TASK INSTRUCTIONS
Skip the pictures. Copy all the rest of the records down exactly.

PROVIDED DATA
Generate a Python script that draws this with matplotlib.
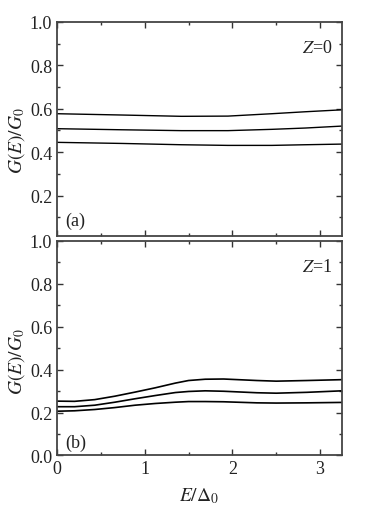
import matplotlib
matplotlib.use('Agg')
import matplotlib.pyplot as plt
from matplotlib.ticker import MultipleLocator, FormatStrFormatter

plt.rcParams['font.family'] = ['Liberation Serif', 'DejaVu Serif']
plt.rcParams['mathtext.fontset'] = 'stix'

# panel (a), Z=0
e_a = [0, 0.74, 1.42, 1.95, 2.45, 2.83, 3.25]
g_a_top = [0.577, 0.571, 0.565, 0.566, 0.577, 0.586, 0.595]
g_a_mid = [0.508, 0.503, 0.499, 0.499, 0.505, 0.511, 0.520]
g_a_bot = [0.445, 0.440, 0.434, 0.431, 0.431, 0.434, 0.437]

# panel (b), Z=1
e_b = [0, 0.2, 0.43, 0.66, 0.89, 1.12, 1.35, 1.5, 1.69, 1.9, 2.28, 2.5, 2.85, 3.25]
g_b_top = [0.253, 0.252, 0.260, 0.276, 0.295, 0.315, 0.337, 0.349, 0.355, 0.356, 0.349, 0.346, 0.349, 0.353]
g_b_mid = [0.227, 0.227, 0.234, 0.248, 0.264, 0.279, 0.293, 0.298, 0.301, 0.299, 0.292, 0.290, 0.294, 0.301]
g_b_bot = [0.206, 0.208, 0.214, 0.223, 0.234, 0.242, 0.248, 0.251, 0.251, 0.250, 0.245, 0.244, 0.245, 0.247]

fig = plt.figure(figsize=(3.8, 5.1), dpi=100)
ax1 = fig.add_axes([0.15, 0.536, 0.75, 0.419])
ax2 = fig.add_axes([0.15, 0.105, 0.75, 0.421])

for ax in (ax1, ax2):
    ax.set_xlim(0, 3.25)
    ax.xaxis.set_major_locator(MultipleLocator(1))
    ax.xaxis.set_minor_locator(MultipleLocator(0.5))
    ax.yaxis.set_major_locator(MultipleLocator(0.2))
    ax.yaxis.set_minor_locator(MultipleLocator(0.1))
    ax.tick_params(which='both', direction='in', top=True, right=True, labelsize=13,
                   width=1.0, color='#333333', labelcolor='#222222')
    ax.tick_params(which='major', length=4)
    ax.tick_params(which='minor', length=2.5)
    for s in ax.spines.values():
        s.set_linewidth(1.3)
        s.set_color('#444444')
    ax.yaxis.set_major_formatter(FormatStrFormatter('%.1f'))

for g in (g_a_top, g_a_mid, g_a_bot):
    ax1.plot(e_a, g, color='black', lw=1.0)
for g in (g_b_top, g_b_mid, g_b_bot):
    ax2.plot(e_b, g, color='black', lw=1.2)

ax1.set_ylim(0.015, 1.0)
ax1.set_yticks([0.2, 0.4, 0.6, 0.8, 1.0])
ax1.tick_params(labelbottom=False)
ax2.set_ylim(0, 1.0)

ax1.set_ylabel(r'$G(E)/G_0$', fontsize=14, color='#222222')
ax1.yaxis.set_label_coords(-0.105, 0.45)
ax2.set_ylabel(r'$G(E)/G_0$', fontsize=14, color='#222222')
ax2.yaxis.set_label_coords(-0.105, 0.44)

ax1.text(0.965, 0.88, r'$Z$=0', transform=ax1.transAxes, ha='right', va='center', fontsize=13, color='#222222')
ax2.text(0.965, 0.88, r'$Z$=1', transform=ax2.transAxes, ha='right', va='center', fontsize=13, color='#222222')
ax1.text(0.03, 0.07, '(a)', transform=ax1.transAxes, ha='left', va='center', fontsize=13, color='#222222')
ax2.text(0.03, 0.062, '(b)', transform=ax2.transAxes, ha='left', va='center', fontsize=13, color='#222222')

ax2.set_xlabel(r'$E/\Delta_0$', fontsize=14, labelpad=6, color='#222222')

fig.savefig('out.png', dpi=100)
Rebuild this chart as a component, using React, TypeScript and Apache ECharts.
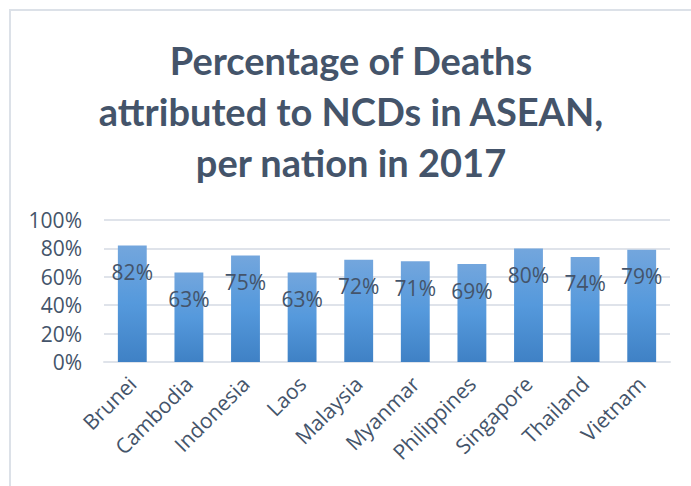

EXPECTED ANSWER
Generate a Python script that draws this with matplotlib.
import matplotlib
matplotlib.use('Agg')
import matplotlib.pyplot as plt
from matplotlib.ticker import MultipleLocator, FormatStrFormatter

plt.rcParams['font.family'] = ['Liberation Serif', 'DejaVu Serif']
plt.rcParams['mathtext.fontset'] = 'stix'

# panel (a), Z=0
e_a = [0, 0.74, 1.42, 1.95, 2.45, 2.83, 3.25]
g_a_top = [0.577, 0.571, 0.565, 0.566, 0.577, 0.586, 0.595]
g_a_mid = [0.508, 0.503, 0.499, 0.499, 0.505, 0.511, 0.520]
g_a_bot = [0.445, 0.440, 0.434, 0.431, 0.431, 0.434, 0.437]

# panel (b), Z=1
e_b = [0, 0.2, 0.43, 0.66, 0.89, 1.12, 1.35, 1.5, 1.69, 1.9, 2.28, 2.5, 2.85, 3.25]
g_b_top = [0.253, 0.252, 0.260, 0.276, 0.295, 0.315, 0.337, 0.349, 0.355, 0.356, 0.349, 0.346, 0.349, 0.353]
g_b_mid = [0.227, 0.227, 0.234, 0.248, 0.264, 0.279, 0.293, 0.298, 0.301, 0.299, 0.292, 0.290, 0.294, 0.301]
g_b_bot = [0.206, 0.208, 0.214, 0.223, 0.234, 0.242, 0.248, 0.251, 0.251, 0.250, 0.245, 0.244, 0.245, 0.247]

fig = plt.figure(figsize=(3.8, 5.1), dpi=100)
ax1 = fig.add_axes([0.15, 0.536, 0.75, 0.419])
ax2 = fig.add_axes([0.15, 0.105, 0.75, 0.421])

for ax in (ax1, ax2):
    ax.set_xlim(0, 3.25)
    ax.xaxis.set_major_locator(MultipleLocator(1))
    ax.xaxis.set_minor_locator(MultipleLocator(0.5))
    ax.yaxis.set_major_locator(MultipleLocator(0.2))
    ax.yaxis.set_minor_locator(MultipleLocator(0.1))
    ax.tick_params(which='both', direction='in', top=True, right=True, labelsize=13,
                   width=1.0, color='#333333', labelcolor='#222222')
    ax.tick_params(which='major', length=4)
    ax.tick_params(which='minor', length=2.5)
    for s in ax.spines.values():
        s.set_linewidth(1.3)
        s.set_color('#444444')
    ax.yaxis.set_major_formatter(FormatStrFormatter('%.1f'))

for g in (g_a_top, g_a_mid, g_a_bot):
    ax1.plot(e_a, g, color='black', lw=1.0)
for g in (g_b_top, g_b_mid, g_b_bot):
    ax2.plot(e_b, g, color='black', lw=1.2)

ax1.set_ylim(0.015, 1.0)
ax1.set_yticks([0.2, 0.4, 0.6, 0.8, 1.0])
ax1.tick_params(labelbottom=False)
ax2.set_ylim(0, 1.0)

ax1.set_ylabel(r'$G(E)/G_0$', fontsize=14, color='#222222')
ax1.yaxis.set_label_coords(-0.105, 0.45)
ax2.set_ylabel(r'$G(E)/G_0$', fontsize=14, color='#222222')
ax2.yaxis.set_label_coords(-0.105, 0.44)

ax1.text(0.965, 0.88, r'$Z$=0', transform=ax1.transAxes, ha='right', va='center', fontsize=13, color='#222222')
ax2.text(0.965, 0.88, r'$Z$=1', transform=ax2.transAxes, ha='right', va='center', fontsize=13, color='#222222')
ax1.text(0.03, 0.07, '(a)', transform=ax1.transAxes, ha='left', va='center', fontsize=13, color='#222222')
ax2.text(0.03, 0.062, '(b)', transform=ax2.transAxes, ha='left', va='center', fontsize=13, color='#222222')

ax2.set_xlabel(r'$E/\Delta_0$', fontsize=14, labelpad=6, color='#222222')

fig.savefig('out.png', dpi=100)
Rebuild this chart as a component, using React, TypeScript and Apache ECharts.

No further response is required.